Science

IBM Blue Brain Project

Posted 6 Jun 2005 at 15:57 UTC by steve Share This

A Forbes article and a New Scientist article offer news of IBM's Blue Brain Project. For the project, IBM will build another Blue Gene style, Linux-powered super computer that will be used to simulate the human brain. The computer will use 8,000 CPUs and should reach about 23 trillion operations per second. The goal is not to create AI but to create a simulation of human neuron interactions. The project will begin with a multi-year attempt to simulate a rat's neurocortical column, which has only 60,000 neurons compared to the human brain's 10 billion. The simulation code will be based on Dr. Philip Goodman's NCS (NeoCortical Simulator). NCS is open source software and can be run on any Linux box, in case you don't have a supercomputer handy.


Comments, posted 7 Jun 2005 at 12:06 UTC by c6jones720 » (Master)

That sounds like an interesting project. Only one thing, it says that the biological neurons in their simulation can do more than normal artificial ones, but arnt they modelling with artificial neurons?

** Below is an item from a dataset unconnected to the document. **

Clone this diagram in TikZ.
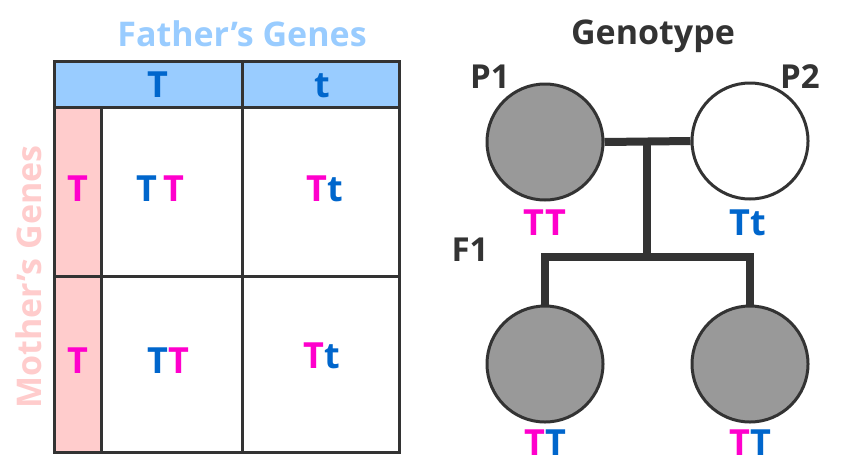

Artificial Neurons, posted 7 Jun 2005 at 18:19 UTC by dogsbody_d » (Master)

Okay, I couldn't find where they made that claim. Don't sue me, I was only skimming. However... "normal" artificial neurons are often simple things summing up their inputs and providing an output based on a simple mathematical function. When folks talk about Artificial Neural Networks, that's basically what they mean. There are different ways of training the networks, different ways of connecting them, and different ways they can be triggered. ANNs work, and so are in use all over the place. That's no guarantee that they are an accurate model of a real neuron, anymore than a robot arm has to be an accurate model of a human arm.

Real neurons in a real brain work in a more complicated way. There are lots of different neurotransmitting chemicals, lots of connections, goodness knows about updating and training.

While obviously any neuron in this computer will be artificial, it seems that the important thing for the researchers is that it is an accurate model of a biological neuron. For most AI researchers this is not important.